Spǫnð lætr ǫll til ynðis
óttlaust af því móti
sunnu hvéls ok sælu
sín bǫrn konungr fjǫrnis.
{Valdr {dróttar dýrðar}} lýkr dómsorði á aldir, þars {lið ljóna} greinisk loks í tvenna flokka. {Konungr {fjǫrnis {hvéls sunnu}}} lætr spǫnð ǫll bǫrn sín óttlaust af því móti til ynðis ok sælu.
{The ruler {of the company of glory}} [ANGELS > = God] will pass judgement on men, where {the host of men} [MANKIND] will finally divide into two groups. {The king {of the helmet {of the wheel of the sun}}} [SUN > SKY/HEAVEN > = God] causes all his children to be drawn without fear from that gathering to joy and bliss.
Mss: B(13r), 399a-bˣ
Editions: Skj AI, 567, Skj BI, 557, Skald I, 270, NN §§2112A, 2113; Sveinbjörn Egilsson 1844, 24-5, Kempff 1867, 11, Rydberg 1907, 26, Black 1971, 231, Attwood 1996a, 230.

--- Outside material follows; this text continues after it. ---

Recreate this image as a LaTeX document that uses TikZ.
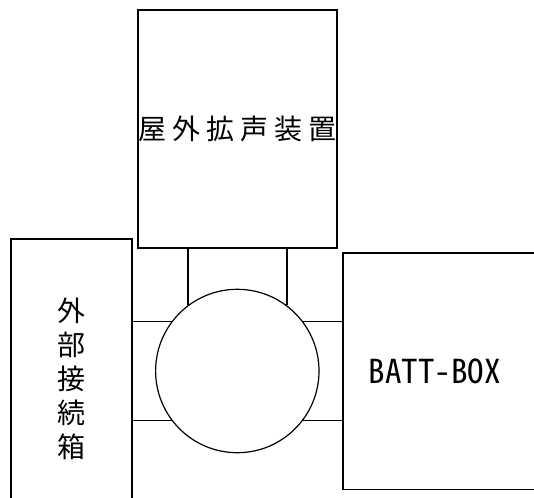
\documentclass[tikz,border=0pt]{standalone}
\usepackage{fontspec}
\newfontfamily\jpfont{Noto Sans CJK JP}
\newfontfamily\jpwide[LetterSpace=22]{Noto Sans CJK JP}
\newfontfamily\battfont{Noto Sans Mono CJK JP}
\usetikzlibrary{positioning}

\begin{document}
\begin{tikzpicture}[x=1pt,y=-1pt,
  unitbox/.style={draw,line width=1.6pt,inner sep=0pt},
  wire/.style={line width=1.6pt}]
  \useasboundingbox (0,0) rectangle (534,497);
  \node[unitbox,minimum width=199pt,minimum height=238pt,
    font=\jpwide\fontsize{28}{34}\selectfont] (speaker) at (237.5,129) {屋外拡声装置};
  \node[unitbox,minimum width=121pt,minimum height=280pt,align=center,
    font=\jpfont\fontsize{28}{34}\selectfont] (extbox) at (71.5,379) {外\\部\\接\\続\\箱};
  \node[unitbox,minimum width=217pt,minimum height=236.6pt] (batt) at (451.5,371) {};
  \node[inner sep=0pt,font=\battfont\fontsize{33}{40}\selectfont] (battlabel) at (434.5,371) {BATT-BOX};
  \node[draw,circle,line width=1.2pt,minimum size=163.4pt,inner sep=0pt] (hub) at (237.3,371) {};
  \draw[wire] (hub.127) -- (hub.127 |- speaker.south);
  \draw[wire] (hub.53) -- (hub.53 |- speaker.south);
  \draw[wire] (hub.143) -- (hub.143 -| extbox.east);
  \draw[wire] (hub.217) -- (hub.217 -| extbox.east);
  \draw[wire] (hub.37) -- (hub.37 -| batt.west);
  \draw[wire] (hub.323) -- (hub.323 -| batt.west);
\end{tikzpicture}
\end{document}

Notes: [All]: The division of men into two groups at the Last Judgement is a commonplace of Christian eschatology. The locus classicus is the parable of the sheep and the goats in Matt. XXV.32: et congregabuntur ante eum omnes gentes et separabit eos ab invicem sicut pastor segregat oves ab hedis ‘and all nations shall be gathered together before him, and he shall separate them one from another, as the shepherd separateth the sheep from the goats’. The same idea is expressed in Arnórr jarlaskáld’s helmingr on the Last Judgement mentioned in the Note to st. 33/2-3. — [1] dómsorði ‘judgement’: The cpd refers specifically to Christ’s Judgement of humanity. Cf. Fritzner: dómsorð; Lange 1958a, 148. — [1-2] valdr dróttar dýrðar ‘the ruler of the company of glory [ANGELS > = God]’: Finnur Jónsson (Skj B) understands this phrase as han som giver mennesken hæder ‘he who gives men glory’. This seems dubious, since the cl. as a whole relates to God’s passing judgement on men. Kock (NN §2112A) prefers to take both dýrðar and dróttar as gen., forming an angel-kenning meaning ‘company of glory’ or (if dýrð ‘glory’ can be used metaphorically, as in Modern English, to mean ‘heaven’) ‘company of heaven’. The valdr ‘ruler’ of this company is God. — [5] spǫnð lætr ǫll til ynðis: Cf. Pl 54/5, spanði ítr til ynðis. — [6] óttlaust af því móti: See Note on 32/4. Kock (NN §2113) suggests that óttlaust ‘without fear’ in this context acts as a meaningless filler-word, with the sense ‘certainly, assuredly’. — [8] sín bǫrn ‘his children’: The tone and phraseology recall Malachi’s prophecy of the Day of the Lord: et erunt mihi ait Dominus exercituum in die qua ego facio in peculium et parcam eis sicus parcit vir filio suo servienti sibi ‘and they shall be my special possession, saith the Lord of hosts, in the day that I do judgement: and I will spare them, as a man spareth his son that serveth him’ (Mal. III.17).